◆ **Provided data**
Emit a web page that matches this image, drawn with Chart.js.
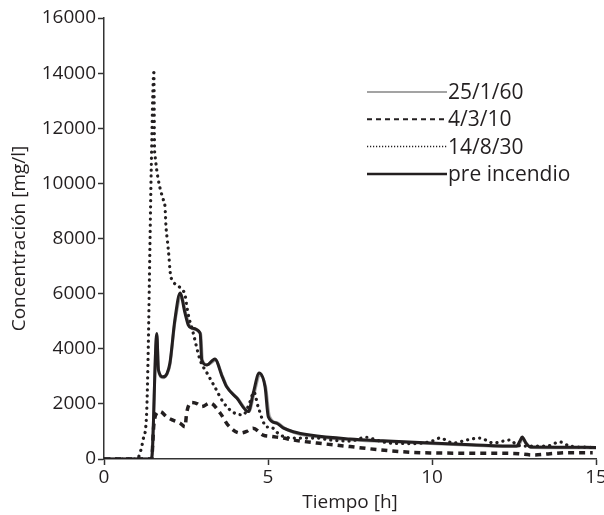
<!DOCTYPE html>
<html>
<head>
<meta charset="utf-8">
<script src="https://cdn.jsdelivr.net/npm/chart.js@4"></script>
<style>
  html, body { margin: 0; padding: 0; background: #fff; }
  #wrap { width: 604px; height: 515px; }
</style>
</head>
<body>
<div id="wrap"><canvas id="chart" width="604" height="515"></canvas></div>
<script>
// Concentración vs tiempo para cada escenario

const grayTime = [0, 1.45, 1.61, 1.66, 1.8, 1.92, 2.01, 2.16, 2.35, 2.5, 2.6, 2.7, 2.95, 3.0, 3.15, 3.4, 3.62, 3.76, 4.07, 4.42, 4.57, 4.75, 4.93, 5.04, 5.3, 5.5, 5.8, 6.3, 7.5, 8.5, 9.94, 11.2, 12.6, 12.7, 12.77, 12.87, 13.02, 14.0, 15];
const grayConc = [0, 0, 4500, 3200, 2950, 3080, 3420, 4950, 5900, 5250, 4850, 4720, 4520, 3580, 3420, 3580, 2980, 2600, 2200, 1720, 2350, 3050, 2600, 1560, 1300, 1120, 960, 830, 700, 640, 560, 500, 450, 620, 760, 580, 420, 410, 400];

const dashTime = [0, 1.45, 1.52, 1.6, 1.71, 1.91, 2.1, 2.32, 2.47, 2.52, 2.67, 2.85, 2.98, 3.23, 3.54, 3.78, 4.15, 4.35, 4.54, 4.85, 5.1, 5.46, 5.76, 6.49, 7.5, 8.7, 9.94, 11.5, 12.5, 13.1, 13.6, 14.1, 14.9];
const dashConc = [0, 0, 1250, 1650, 1720, 1530, 1410, 1300, 1170, 1670, 2050, 2000, 1900, 2030, 1670, 1230, 940, 1000, 1120, 870, 820, 760, 690, 580, 450, 300, 220, 210, 200, 145, 190, 230, 230];

const dotTime = [0, 1.0, 1.1, 1.19, 1.3, 1.35, 1.4, 1.44, 1.52, 1.54, 1.555, 1.607, 1.707, 1.81, 1.86, 1.89, 1.93, 1.98, 2.01, 2.04, 2.11, 2.34, 2.47, 2.56, 2.72, 2.93, 3.14, 3.38, 3.63, 3.93, 4.24, 4.45, 4.57, 4.7, 4.97, 5.06, 5.37, 5.76, 6.49, 6.9, 7.5, 8.0, 8.3, 8.7, 9.5, 10.0, 10.24, 10.65, 11.1, 11.46, 11.87, 12.38, 12.6, 12.9, 13.5, 13.9, 14.2, 14.9];
const dotConc = [0, 0, 220, 690, 1670, 4060, 7700, 10500, 14020, 11330, 11030, 10490, 9830, 9400, 9150, 8430, 7950, 7340, 6860, 6610, 6430, 6190, 5950, 5290, 4570, 3590, 3120, 2610, 2070, 1700, 1600, 2070, 2430, 1890, 1160, 1170, 870, 760, 760, 690, 650, 790, 690, 580, 560, 650, 760, 580, 700, 760, 580, 690, 500, 470, 470, 620, 470, 420];

const preTime = [0, 1.45, 1.61, 1.66, 1.8, 1.92, 2.01, 2.16, 2.32, 2.47, 2.57, 2.67, 2.93, 2.98, 3.13, 3.38, 3.6, 3.74, 4.05, 4.4, 4.55, 4.73, 4.91, 5.01, 5.26, 5.46, 5.77, 6.28, 7.5, 8.5, 9.94, 11.2, 12.58, 12.68, 12.75, 12.85, 13.0, 14.0, 15];
const preConc = [0, 0, 4550, 3230, 2980, 3100, 3480, 5040, 6020, 5290, 4860, 4750, 4570, 3590, 3410, 3630, 3000, 2620, 2210, 1720, 2390, 3120, 2620, 1530, 1300, 1130, 990, 870, 725, 660, 580, 520, 470, 650, 800, 600, 435, 430, 420];

const seriesNames = ['25/1/60', '4/3/10', '14/8/30', 'pre incendio'];
const xTicks = [0, 5, 10, 15];
const yMax = 16000;
const yStep = 2000;

const FONT = '"Open Sans", "DejaVu Sans", sans-serif';
const INK = '#231f20';

function pts(t, c) {
  return t.map((x, i) => ({ x: x, y: c[i] }));
}

// leyenda con muestras de línea a la izquierda del texto
const lineLegend = {
  id: 'lineLegend',
  afterDraw(chart, args, opts) {
    const ctx = chart.ctx;
    ctx.save();
    ctx.font = opts.fontSize + 'px ' + FONT;
    ctx.textBaseline = 'middle';
    ctx.fillStyle = INK;
    chart.data.datasets.forEach((ds, i) => {
      const y = opts.top + i * opts.gap;
      ctx.beginPath();
      ctx.strokeStyle = ds.borderColor;
      ctx.lineWidth = opts.widths[i];
      ctx.setLineDash(opts.dashes[i]);
      ctx.lineCap = 'butt';
      ctx.moveTo(opts.x0, y);
      ctx.lineTo(opts.x1, y);
      ctx.stroke();
      ctx.fillText(ds.label, opts.x1 + 1, y + 1);
    });
    ctx.restore();
  }
};

new Chart(document.getElementById('chart'), {
  type: 'line',
  data: {
    datasets: [
      {
        label: seriesNames[0],
        data: pts(grayTime, grayConc),
        borderColor: '#a3a3a3',
        borderWidth: 3,
        order: 3
      },
      {
        label: seriesNames[1],
        data: pts(dashTime, dashConc),
        borderColor: INK,
        borderWidth: 3.5,
        borderDash: [6, 5],
        order: 2
      },
      {
        label: seriesNames[2],
        data: pts(dotTime, dotConc),
        borderColor: INK,
        borderWidth: 3.2,
        borderDash: [0.1, 6],
        borderCapStyle: 'round',
        order: 1
      },
      {
        label: seriesNames[3],
        data: pts(preTime, preConc),
        borderColor: INK,
        borderWidth: 3,
        order: 0
      }
    ]
  },
  options: {
    responsive: false,
    animation: false,
    maintainAspectRatio: false,
    layout: { padding: { top: 18, right: 8, left: 0, bottom: 0 } },
    elements: {
      point: { radius: 0 },
      line: { cubicInterpolationMode: 'monotone', borderJoinStyle: 'round' }
    },
    plugins: {
      legend: { display: false },
      tooltip: { enabled: false },
      lineLegend: {
        x0: 367, x1: 447, top: 92, gap: 27.3, fontSize: 21,
        widths: [2, 2, 1.5, 2.5],
        dashes: [[], [5, 4], [1.2, 1.8], []]
      }
    },
    scales: {
      x: {
        type: 'linear',
        min: 0,
        max: 15,
        afterBuildTicks: (s) => { s.ticks = xTicks.map(v => ({ value: v })); },
        afterFit: (s) => { s.height = 56; s.paddingLeft = 0; s.paddingRight = 0; },
        grid: { drawOnChartArea: false, drawTicks: true, tickLength: 6, tickColor: '#333', tickWidth: 1.5 },
        border: { color: '#333', width: 1.5 },
        ticks: { color: INK, font: { family: FONT, size: 19 }, padding: 1, maxRotation: 0 },
        title: { display: true, text: 'Tiempo [h]', color: INK, font: { family: FONT, size: 19 }, padding: { top: 0, bottom: 1 } }
      },
      y: {
        min: 0,
        max: yMax,
        ticks: {
          stepSize: yStep, color: INK, font: { family: FONT, size: 19 }, padding: 2,
          callback: (v) => String(v)
        },
        afterFit: (s) => { s.width = 104; s.paddingTop = 0; s.paddingBottom = 0; },
        grid: { drawOnChartArea: false, drawTicks: true, tickLength: 6, tickColor: '#333', tickWidth: 1.5 },
        border: { color: '#333', width: 1.5 },
        title: { display: true, text: 'Concentración [mg/l]', color: INK, font: { family: FONT, size: 19 }, padding: { top: 8, bottom: 0 } }
      }
    }
  },
  plugins: [lineLegend]
});
</script>
</body>
</html>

◆ **Task to carry out**
Pictures are excluded; extract exactly the lines from the start of the data through the line that holds "para cada escenario", both ends included.

◆ **Response for this exercise**
Emit a web page that matches this image, drawn with Chart.js.
<!DOCTYPE html>
<html>
<head>
<meta charset="utf-8">
<script src="https://cdn.jsdelivr.net/npm/chart.js@4"></script>
<style>
  html, body { margin: 0; padding: 0; background: #fff; }
  #wrap { width: 604px; height: 515px; }
</style>
</head>
<body>
<div id="wrap"><canvas id="chart" width="604" height="515"></canvas></div>
<script>
// Concentración vs tiempo para cada escenario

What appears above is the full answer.